According to work by UBS researchers:
Our second UBS Evidence Lab consumer survey of ~10k consumers in the six largest car markets underscores a positive trend in consumer interest in electric cars (particularly in the fleet segment) whereas the popularity of diesel cars has dropped sharply. We raise our global EV sales forecasts to 16.5m (from 14.2m) in 2025, on (1) higher demand in China supported by survey data and regulation; (2) higher 2017 ytd sales in several key markets. Our new forecasts imply 16% EV sales penetration in 2025, or almost every sixth car sold globally. We expect every third car sold in Europe to be electric by then.

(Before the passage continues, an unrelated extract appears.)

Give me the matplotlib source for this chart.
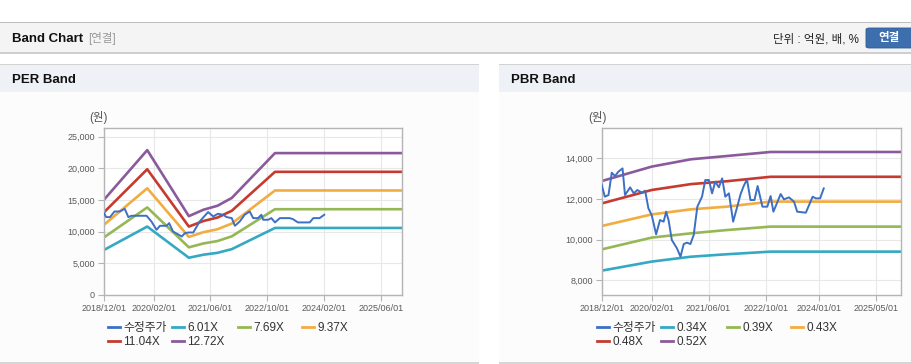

Among the most important reasons for the surge is a forecast that EV prices will fall enough to make them available to the general public.
The research is flawed in that it does not take into account a number of issues. Among them is the number of charging stations available to buyers. Perhaps just as important is the length of time it takes to charge an EV today. It can be up to 30 minutes at a charging station. To fill a car’s gas tank takes less than five minutes.
There is also the issue of whether people will lose their taste for gasoline-powered cars. Many people do not particularly care about the effects of fossil fuel engines on the environment. Gas prices have been low, based on historic norms, and if oil prices remain at or below $50, that could continue. Additionally, hybrids and clear diesel cars continue to compete almost directly with EVs, at least based on fuel mileage.
UBS has tried to look well ahead, with very modest evidence, to make a major prediction. The forecast lacks considerations that may be just as important as prices and availability.